2.3.1 The applicant and first respondent are directed to convene a formal meeting within 10 (ten) days of this order to agree on the academic schedule and residence of the applicant for the remainder of the 2024 academic year. In the event of no agreement is reached, each party is granted leave to approach the court on [an] urgent basis solely on this issue.
….”
[4] I pause to mention that the reference to Part B is an application by the Applicant to review the decision of the disciplinary enquiry.
[5] Exactly what is meant by a “formal meeting” is not stated, but from what occurred thereafter (which dealt with below) it appears that the parties understood what was required of them.

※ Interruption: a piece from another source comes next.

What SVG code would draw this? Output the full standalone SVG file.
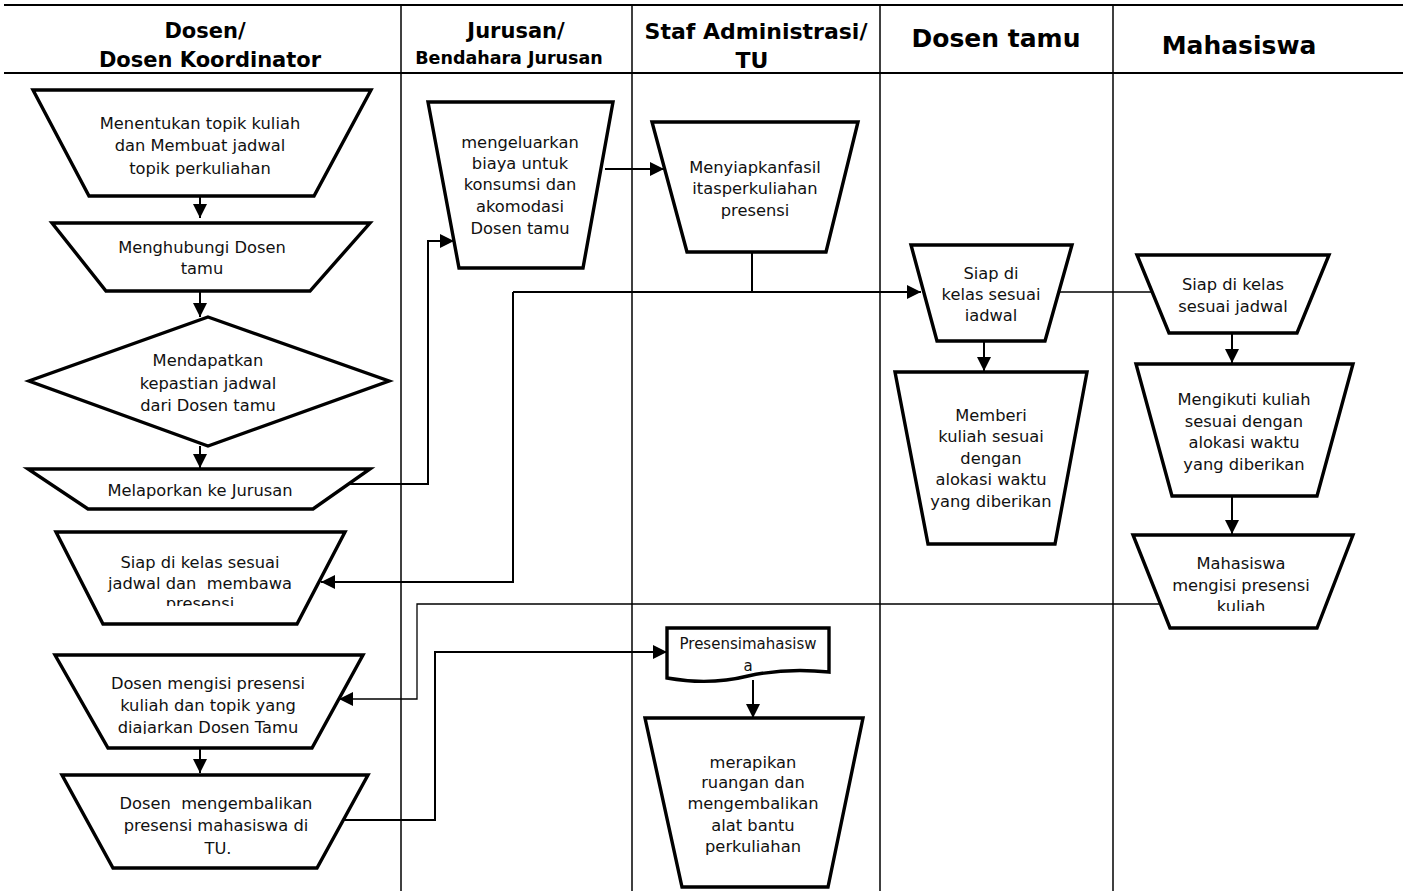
<svg xmlns="http://www.w3.org/2000/svg" width="1403" height="891" viewBox="0 0 1403 891">
<style>
.lane{stroke:#000;stroke-width:1.5;fill:none}
.hline{stroke:#000;stroke-width:2.2;fill:none}
.hd{font-family:"DejaVu Sans",sans-serif;font-weight:bold;fill:#000;text-anchor:middle}
.sh{fill:#fff;stroke:#000;stroke-width:3.4;stroke-linejoin:miter}
.t{font-family:"DejaVu Sans",sans-serif;font-size:16.3px;fill:#111;text-anchor:middle;white-space:pre}
.c{stroke:#000;stroke-width:2;fill:none}
.ct{stroke:#000;stroke-width:1.3;fill:none}
</style>
<defs>
<marker id="ah" markerUnits="userSpaceOnUse" markerWidth="14" markerHeight="14" viewBox="0 0 14 14" refX="14" refY="7" orient="auto">
<path d="M0,0 L14,7 L0,14 z" fill="#000"/>
</marker>
<clipPath id="k5"><rect x="0" y="0" width="1403" height="606"/></clipPath>
<clipPath id="k6"><rect x="0" y="0" width="1403" height="734"/></clipPath>
<clipPath id="k14"><rect x="0" y="0" width="1403" height="611"/></clipPath>
<clipPath id="k10"><rect x="0" y="0" width="1403" height="321"/></clipPath>
</defs>
<rect x="0" y="0" width="1403" height="891" fill="#fff"/>
<g id="lanes">
<line class="hline" x1="4" y1="5" x2="1403" y2="5"/>
<line class="hline" x1="4" y1="73" x2="1403" y2="73"/>
<line class="lane" x1="401" y1="5" x2="401" y2="891"/>
<line class="lane" x1="632" y1="5" x2="632" y2="891"/>
<line class="lane" x1="880" y1="5" x2="880" y2="891"/>
<line class="lane" x1="1113" y1="5" x2="1113" y2="891"/>
<text class="hd" x="205" y="38" font-size="21">Dosen/</text>
<text class="hd" x="210" y="67" font-size="21">Dosen Koordinator</text>
<text class="hd" x="516" y="38" font-size="21">Jurusan/</text>
<text class="hd" x="509" y="64" font-size="17.5">Bendahara Jurusan</text>
<text class="hd" x="756" y="39" font-size="22">Staf Administrasi/</text>
<text class="hd" x="752" y="68" font-size="22">TU</text>
<text class="hd" x="996" y="47" font-size="25">Dosen tamu</text>
<text class="hd" x="1239" y="54" font-size="25">Mahasiswa</text>
</g>
<g id="connectors">
<path class="c" d="M200,196 V218" marker-end="url(#ah)"/>
<path class="c" d="M200,291 V317" marker-end="url(#ah)"/>
<path class="c" d="M200,446 V468" marker-end="url(#ah)"/>
<path class="c" d="M349,484 H428 V241 H454" marker-end="url(#ah)"/>
<path class="c" d="M605,169 H664" marker-end="url(#ah)"/>
<path class="c" d="M752,253 V292"/>
<path class="c" d="M513,292 H921" marker-end="url(#ah)"/>
<path class="c" d="M513,292 V582 H321" marker-end="url(#ah)"/>
<path class="ct" d="M1059,292 H1152"/>
<path class="c" d="M984,341 V371" marker-end="url(#ah)"/>
<path class="c" d="M1232,333 V363" marker-end="url(#ah)"/>
<path class="c" d="M1232,496 V534" marker-end="url(#ah)"/>
<path class="ct" d="M1160,604 H417 V699 H339" marker-end="url(#ah)"/>
<path class="c" d="M200,748 V773" marker-end="url(#ah)"/>
<path class="c" d="M344,820 H435 V652 H667" marker-end="url(#ah)"/>
<path class="c" d="M753,680 V718" marker-end="url(#ah)"/>
</g>
<g id="n1">
<path class="sh" d="M33,90 H371 L314,196 H89 Z"/>
<text class="t" x="200" y="128.5">Menentukan topik kuliah</text>
<text class="t" x="200" y="151">dan Membuat jadwal</text>
<text class="t" x="200" y="173.5">topik perkuliahan</text>
</g>
<g id="n2">
<path class="sh" d="M52,223 H370 L310,291 H106 Z"/>
<text class="t" x="202" y="252.5">Menghubungi Dosen</text>
<text class="t" x="202" y="273.5">tamu</text>
</g>
<g id="n3">
<path class="sh" d="M208,317 L389,381 L208,446 L29,381 Z"/>
<text class="t" x="208" y="365.5">Mendapatkan</text>
<text class="t" x="208" y="388.5">kepastian jadwal</text>
<text class="t" x="208" y="410.5">dari Dosen tamu</text>
</g>
<g id="n4">
<path class="sh" d="M28,469 H370 L313,509 H88 Z"/>
<text class="t" x="200" y="495.5">Melaporkan ke Jurusan</text>
</g>
<g id="n5">
<path class="sh" d="M56,532 H345 L297,624 H103 Z"/>
<g clip-path="url(#k5)">
<text class="t" x="200" y="567.5">Siap di kelas sesuai</text>
<text class="t" x="200" y="588.5">jadwal dan  membawa</text>
<text class="t" x="200" y="608.5">presensi</text>
</g>
</g>
<g id="n6">
<path class="sh" d="M55,655 H363 L312,748 H108 Z"/>
<g clip-path="url(#k6)">
<text class="t" x="208" y="688.5">Dosen mengisi presensi</text>
<text class="t" x="208" y="711">kuliah dan topik yang</text>
<text class="t" x="208" y="732.5">diajarkan Dosen Tamu</text>
</g>
</g>
<g id="n7">
<path class="sh" d="M62,775 H368 L317,868 H113 Z"/>
<text class="t" x="216" y="808.5">Dosen  mengembalikan</text>
<text class="t" x="216" y="831">presensi mahasiswa di</text>
<text class="t" x="218" y="853.5">TU.</text>
</g>
<g id="n8">
<path class="sh" d="M428,102 H613 L583,268 H459 Z"/>
<text class="t" x="520" y="147.5">mengeluarkan</text>
<text class="t" x="520" y="168.5">biaya untuk</text>
<text class="t" x="520" y="190">konsumsi dan</text>
<text class="t" x="520" y="212">akomodasi</text>
<text class="t" x="520" y="233.5">Dosen tamu</text>
</g>
<g id="n9">
<path class="sh" d="M652,122 H858 L826,252 H687 Z"/>
<text class="t" x="755" y="172.5">Menyiapkanfasil</text>
<text class="t" x="755" y="193.5">itasperkuliahan</text>
<text class="t" x="755" y="215.5">presensi</text>
</g>
<g id="n10">
<path class="sh" d="M911,245 H1072 L1045,341 H937 Z"/>
<g clip-path="url(#k10)">
<text class="t" x="991" y="278.5">Siap di</text>
<text class="t" x="991" y="299.5">kelas sesuai</text>
<text class="t" x="991" y="321">jadwal</text>
</g>
</g>
<g id="n11">
<path class="sh" d="M895,372 H1087 L1055,544 H928 Z"/>
<text class="t" x="991" y="420.5">Memberi</text>
<text class="t" x="991" y="442">kuliah sesuai</text>
<text class="t" x="991" y="463.5">dengan</text>
<text class="t" x="991" y="485">alokasi waktu</text>
<text class="t" x="991" y="507">yang diberikan</text>
</g>
<g id="n12">
<path class="sh" d="M1137,255 H1329 L1297,333 H1169 Z"/>
<text class="t" x="1233" y="289.5">Siap di kelas</text>
<text class="t" x="1233" y="311.5">sesuai jadwal</text>
</g>
<g id="n13">
<path class="sh" d="M1136,364 H1353 L1317,496 H1172 Z"/>
<text class="t" x="1244" y="404.5">Mengikuti kuliah</text>
<text class="t" x="1244" y="426.5">sesuai dengan</text>
<text class="t" x="1244" y="447.5">alokasi waktu</text>
<text class="t" x="1244" y="469.5">yang diberikan</text>
</g>
<g id="n14">
<path class="sh" d="M1133,535 H1353 L1317,628 H1170 Z"/>
<g clip-path="url(#k14)">
<text class="t" x="1241" y="568.5">Mahasiswa</text>
<text class="t" x="1241" y="590.5">mengisi presensi</text>
<text class="t" x="1241" y="611.5">kuliah</text>
</g>
</g>
<g id="n15">
<path class="sh" d="M667,628 H829 V672 C800,669 775,670 748,676 C720,683 695,683 667,678 Z"/>
<text class="t" x="748" y="648.5" font-size="15" style="font-size:15px">Presensimahasisw</text>
<text class="t" x="748" y="670.5" style="font-size:15px">a</text>
</g>
<g id="n16">
<path class="sh" d="M645,718 H863 L828,887 H682 Z"/>
<text class="t" x="753" y="767.5">merapikan</text>
<text class="t" x="753" y="787.5">ruangan dan</text>
<text class="t" x="753" y="808.5">mengembalikan</text>
<text class="t" x="753" y="830.5">alat bantu</text>
<text class="t" x="753" y="851.5">perkuliahan</text>
</g>
</svg>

[6] As a result of this order the following events, which are either common cause or not seriously in dispute, occurred:
(a) On 11 July 2024 the Applicant sent an email to a Ms Smailes, the director in the office of the Vice Chancellor, stating that he would like to see her on 15 July 2024 in order to arrange the formal meeting;
(b) On 12 July 2020 the First Respondent’s attorney replied that the First Respondent needed to consult with its legal representatives to consider the court order, but that:
“The University will revert with a response to your request within the timeframe allocated in the Court Order.”
(c) Instead of waiting for a further response from the First Respondent, the Applicant took it upon himself to approach the student funding officer, a Mr Walters, for enrolment as a student. Based on information in his possession Mr Walters was satisfied that the Applicant’s finances were in order to be admitted as a student, but that he did not qualify for admission to residence. He duly enrolled him;
(d) The Applicant then approached the manager of the student bureau, Ms Wicks, who is responsible for accommodating students in residence. The Applicant informed her that he had been financially cleared to register both academically and for a place in residence. Ms Wicks checked her “system” (her expression) which confirmed what she had been informed by the Applicant and duly placed him in a residence. She adds that had the Applicant informed her that he had only been cleared for academic admission she would not have allocated him a place in residence;
(e) On discovering these events, on 19 July 2020 the First Respondent’s attorney wrote to the Applicant setting out the history of the matter, in particular that paragraph 2.3.1 of the Court Order had not been complied with. It was also pointed out that the Applicant was still in arrears in respect of his 2023 residence fees. The Applicant was given until 23 July 2024 to advise the First Respondent how he was going to pay the arrears;
(f) The Applicant failed to respond to this demand and on 12 August 2024 this application was launched on an urgent basis for an order that he vacate the residence within five days.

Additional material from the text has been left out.